“For The First Time, Developing Countries Spending The Most On Renewables” by Michael J. Coren via Fast Company
In 2010, developing countries propelled themselves “toward a future powered by clean renewables” like solar, geothermal, and wind “in parts of the world where they are often the only source of power available.” In 2010, “investors poured a record $211 billion into renewable energy in 2010… a 540% rise since 2004,” according to the new UNEP report. It’s remarkable that countries like Kenya, Pakistan, and Argentina are beginning to increase their energy accessibility, specifically with renewable energy. If our neighbors in the developing world can afford renewable energy, surely the developed world can do the same, especially considering that “the price of PV solar per megawatt has dropped 60% since mid-2008.”
“Renewable Energy Investments Set New Record, Up 32% in 2010” by Andrew Burger via Triple Pundit
Further to the fact that $211 billion was invested in renewable energy in 2010, $72 billion was invested in “faster-growing developing economies.” Notably, renewable energy investments were highest in China at $48.9 billion, followed by “$13.1 billion in South and Central America… $5 billion in the Middle East and Africa… $3.8 billion in India…. $4 billion in [other] Asian developing countries.” In addition to capital, research and development expenditures on renewable energy have increased globally. A combination of government policy and private equity are contributing to the electrification of rural markets along with sustainable economic development.
“A research revolution to save the planet” by Jonathan Glennie via The Guardian UK
The world is approaching the 7 billion population mark and global energy demands are increasing. At a climate change workshop held by the Asia Europe Foundation, Shell argued that “the world will need to be producing about twice as much energy in 2050 as we are today,” while lowering carbon emissions simultaneously. The obvious solution is clean tech, the only problem is the high expense when compared to dirty energy. Research and development propels technological advances and “if we were to invest more [in clean technology], progress would be rapid. It is the difference between having 1,000 university working on a problem instead of 100.” Developing countries have had the smallest impact on the environment, but are now adopting clean technology faster than the damaging, developed countries because any changes in the environment will dramatically affect their citizens. Consider India, where “300 million people live by the coast – a rise in sea level matters.” Investment in clean technology will proactively prevent poverty caused by climate change and actively combat poverty by increasing global access to energy.

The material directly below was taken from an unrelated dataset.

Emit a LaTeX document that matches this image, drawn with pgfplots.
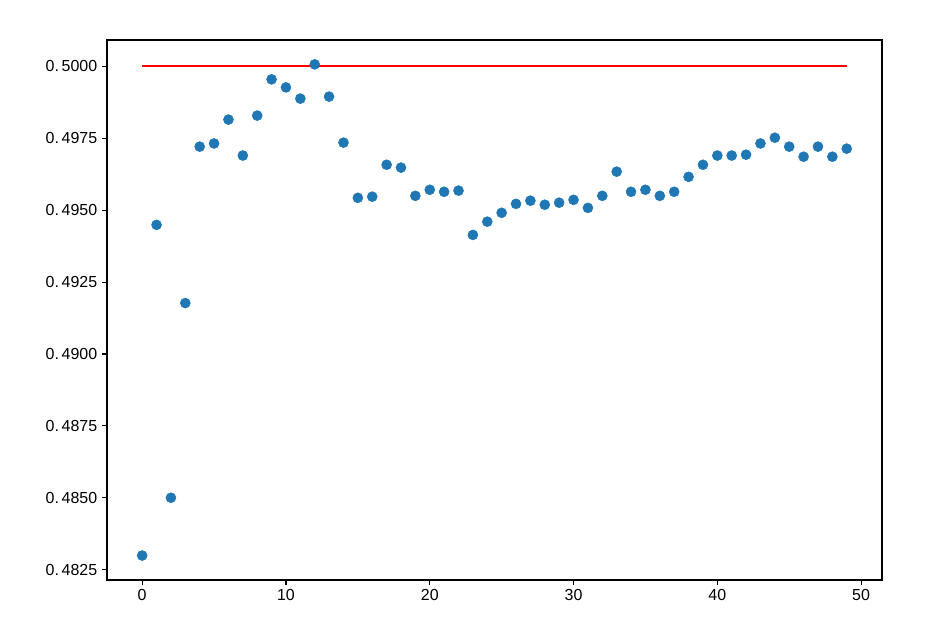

“Unlocking investment in Africa: could private equity be the key?” by Yingni Lu and John Battersby via The Africa Report
More and more private equity funds are looking for African investments. In addition to less competition and good deals, African investments have significant potential for social impact, which appeals to impact investors like us. Additionally, “the average Africa fund performs as well as average global funds,” which appeals to investors of all types, whether impact driven or not. Investors and governments are seeking to utilize the growing investment in renewable energy for sustainable economic development. For example, South Africa has vowed to reduce carbon emissions with a set “target of 42% of new electricity generation to be met by renewable energy sources such as solar, wind, and wave-generation by 2030.” With a combination of government policy, foreign direct investment, and private equity, South Africa’s goal is very possible.

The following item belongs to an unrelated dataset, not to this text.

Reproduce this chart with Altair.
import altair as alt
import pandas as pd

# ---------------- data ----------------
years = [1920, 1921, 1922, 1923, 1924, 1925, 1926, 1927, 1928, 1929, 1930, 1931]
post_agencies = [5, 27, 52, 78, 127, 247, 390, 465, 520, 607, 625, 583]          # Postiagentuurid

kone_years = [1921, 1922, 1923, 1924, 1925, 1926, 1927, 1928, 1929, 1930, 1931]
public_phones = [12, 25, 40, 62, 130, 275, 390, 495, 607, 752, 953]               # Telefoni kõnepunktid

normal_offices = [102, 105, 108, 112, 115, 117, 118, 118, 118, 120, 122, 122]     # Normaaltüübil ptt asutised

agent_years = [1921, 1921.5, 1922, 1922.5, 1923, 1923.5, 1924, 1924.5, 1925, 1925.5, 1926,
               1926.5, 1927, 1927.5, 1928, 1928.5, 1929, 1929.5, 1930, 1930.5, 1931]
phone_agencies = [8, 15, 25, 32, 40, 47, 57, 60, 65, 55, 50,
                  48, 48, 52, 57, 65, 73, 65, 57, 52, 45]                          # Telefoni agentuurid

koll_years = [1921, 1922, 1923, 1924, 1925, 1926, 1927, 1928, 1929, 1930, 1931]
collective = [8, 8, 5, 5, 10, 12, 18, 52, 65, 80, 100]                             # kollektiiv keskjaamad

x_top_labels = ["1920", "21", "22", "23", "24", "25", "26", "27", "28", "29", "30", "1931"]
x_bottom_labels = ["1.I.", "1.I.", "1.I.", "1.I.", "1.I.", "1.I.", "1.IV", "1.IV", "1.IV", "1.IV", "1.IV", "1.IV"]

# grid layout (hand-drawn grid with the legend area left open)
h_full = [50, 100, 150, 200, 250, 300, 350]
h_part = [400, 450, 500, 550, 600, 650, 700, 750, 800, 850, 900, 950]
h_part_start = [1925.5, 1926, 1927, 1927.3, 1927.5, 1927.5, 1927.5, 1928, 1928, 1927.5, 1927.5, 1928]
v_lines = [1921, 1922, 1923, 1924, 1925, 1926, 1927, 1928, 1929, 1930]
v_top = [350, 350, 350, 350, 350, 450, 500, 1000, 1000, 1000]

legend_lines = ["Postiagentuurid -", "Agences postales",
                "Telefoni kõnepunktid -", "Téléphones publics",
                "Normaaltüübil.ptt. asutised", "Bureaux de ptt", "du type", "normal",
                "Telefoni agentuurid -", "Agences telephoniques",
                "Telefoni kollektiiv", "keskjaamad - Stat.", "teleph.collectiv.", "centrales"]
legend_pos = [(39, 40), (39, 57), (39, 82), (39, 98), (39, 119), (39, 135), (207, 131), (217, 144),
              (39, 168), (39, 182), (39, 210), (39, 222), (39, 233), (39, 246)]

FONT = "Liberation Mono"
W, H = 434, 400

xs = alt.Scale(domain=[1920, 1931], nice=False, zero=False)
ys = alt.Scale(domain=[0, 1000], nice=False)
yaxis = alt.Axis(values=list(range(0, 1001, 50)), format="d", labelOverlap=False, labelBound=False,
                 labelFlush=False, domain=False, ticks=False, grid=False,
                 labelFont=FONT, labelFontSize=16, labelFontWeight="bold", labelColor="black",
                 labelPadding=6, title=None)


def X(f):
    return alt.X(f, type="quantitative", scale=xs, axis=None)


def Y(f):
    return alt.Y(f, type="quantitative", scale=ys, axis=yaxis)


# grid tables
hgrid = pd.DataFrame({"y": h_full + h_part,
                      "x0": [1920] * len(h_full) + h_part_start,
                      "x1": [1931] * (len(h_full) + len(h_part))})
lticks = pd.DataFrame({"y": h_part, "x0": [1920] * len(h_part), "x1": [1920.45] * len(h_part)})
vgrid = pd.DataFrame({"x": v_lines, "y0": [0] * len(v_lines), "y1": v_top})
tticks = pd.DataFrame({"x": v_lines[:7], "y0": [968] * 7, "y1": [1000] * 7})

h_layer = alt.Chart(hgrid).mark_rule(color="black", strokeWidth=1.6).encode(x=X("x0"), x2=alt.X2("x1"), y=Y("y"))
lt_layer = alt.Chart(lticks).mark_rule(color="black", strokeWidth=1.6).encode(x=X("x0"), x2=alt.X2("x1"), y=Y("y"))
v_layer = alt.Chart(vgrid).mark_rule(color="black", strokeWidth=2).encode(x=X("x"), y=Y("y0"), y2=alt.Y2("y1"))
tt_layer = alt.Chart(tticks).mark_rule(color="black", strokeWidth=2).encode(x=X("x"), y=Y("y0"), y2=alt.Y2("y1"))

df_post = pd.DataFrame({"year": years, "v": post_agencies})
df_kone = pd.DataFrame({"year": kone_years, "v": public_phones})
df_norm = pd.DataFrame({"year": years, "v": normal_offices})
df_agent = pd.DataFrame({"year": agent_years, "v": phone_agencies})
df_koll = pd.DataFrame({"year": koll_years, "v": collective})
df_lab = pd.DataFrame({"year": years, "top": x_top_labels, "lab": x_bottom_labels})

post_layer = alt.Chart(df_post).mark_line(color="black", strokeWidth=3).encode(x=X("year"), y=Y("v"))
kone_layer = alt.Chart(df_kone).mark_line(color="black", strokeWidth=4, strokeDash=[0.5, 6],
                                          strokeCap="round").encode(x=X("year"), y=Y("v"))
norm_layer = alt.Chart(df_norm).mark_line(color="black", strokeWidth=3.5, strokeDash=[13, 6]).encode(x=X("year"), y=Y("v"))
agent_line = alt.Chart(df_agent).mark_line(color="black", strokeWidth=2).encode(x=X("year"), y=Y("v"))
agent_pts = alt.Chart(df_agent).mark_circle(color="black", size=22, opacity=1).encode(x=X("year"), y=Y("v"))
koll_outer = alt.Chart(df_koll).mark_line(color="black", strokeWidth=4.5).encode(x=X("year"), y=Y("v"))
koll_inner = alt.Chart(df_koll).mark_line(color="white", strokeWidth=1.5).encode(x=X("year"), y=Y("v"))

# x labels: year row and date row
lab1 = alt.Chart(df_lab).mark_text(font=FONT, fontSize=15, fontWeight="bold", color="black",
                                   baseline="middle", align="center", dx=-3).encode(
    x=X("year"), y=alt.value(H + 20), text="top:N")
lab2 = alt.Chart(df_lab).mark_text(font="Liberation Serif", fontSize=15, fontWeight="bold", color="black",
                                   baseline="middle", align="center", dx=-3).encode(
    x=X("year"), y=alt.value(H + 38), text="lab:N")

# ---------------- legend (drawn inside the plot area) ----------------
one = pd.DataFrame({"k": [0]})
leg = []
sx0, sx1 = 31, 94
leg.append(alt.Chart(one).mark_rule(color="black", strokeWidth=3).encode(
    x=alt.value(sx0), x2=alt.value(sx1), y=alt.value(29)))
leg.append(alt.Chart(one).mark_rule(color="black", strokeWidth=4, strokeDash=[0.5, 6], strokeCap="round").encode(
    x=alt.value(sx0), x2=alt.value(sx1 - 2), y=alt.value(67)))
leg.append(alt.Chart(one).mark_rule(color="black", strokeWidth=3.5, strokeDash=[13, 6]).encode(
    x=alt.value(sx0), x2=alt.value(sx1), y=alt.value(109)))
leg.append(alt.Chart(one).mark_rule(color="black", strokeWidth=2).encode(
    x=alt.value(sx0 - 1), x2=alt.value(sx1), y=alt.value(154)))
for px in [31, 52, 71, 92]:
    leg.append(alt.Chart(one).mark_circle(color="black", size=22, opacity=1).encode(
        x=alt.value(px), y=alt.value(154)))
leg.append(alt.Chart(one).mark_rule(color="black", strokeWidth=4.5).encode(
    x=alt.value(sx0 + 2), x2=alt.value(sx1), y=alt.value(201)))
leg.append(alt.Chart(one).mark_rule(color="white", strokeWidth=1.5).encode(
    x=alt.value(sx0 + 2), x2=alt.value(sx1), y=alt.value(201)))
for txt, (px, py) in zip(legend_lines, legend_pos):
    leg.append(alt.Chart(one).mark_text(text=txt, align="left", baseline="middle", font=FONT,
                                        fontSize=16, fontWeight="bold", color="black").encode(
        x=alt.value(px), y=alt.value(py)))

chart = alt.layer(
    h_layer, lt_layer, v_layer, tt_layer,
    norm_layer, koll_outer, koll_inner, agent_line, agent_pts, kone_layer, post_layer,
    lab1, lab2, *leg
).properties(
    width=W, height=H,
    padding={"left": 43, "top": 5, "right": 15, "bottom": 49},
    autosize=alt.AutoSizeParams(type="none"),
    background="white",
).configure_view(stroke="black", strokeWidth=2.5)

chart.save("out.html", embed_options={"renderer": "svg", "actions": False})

“Unprecedented success in Beijing paves avenues for impact investment” by Kevin Short via New Ventures
In the impact investing industry, it is often difficult to match entrepreneurs with the right impact investors and vice versa. New Ventures hosted an Investor Forum in China last month centered on “the region’s development towards becoming a vibrant hub of environmental entrepreneurship.” Social entrepreneurs came together to present and discuss business models and to connect with impact investors. The Investor Forum attracted many different types of clean tech businesses and “marked the intersection of environment and development in China.” New Ventures is responsible for connecting Chinese environmental entrepreneurs with $150 million in capital from impact investors. Following the success of the Investor Forum, “New Ventures is now considering facilitating creation of a China-based impact investment fund that directly targets SMEs in the environmental sector.” China will continue to lead the way as an example of increased investment in clean tech in the years to come.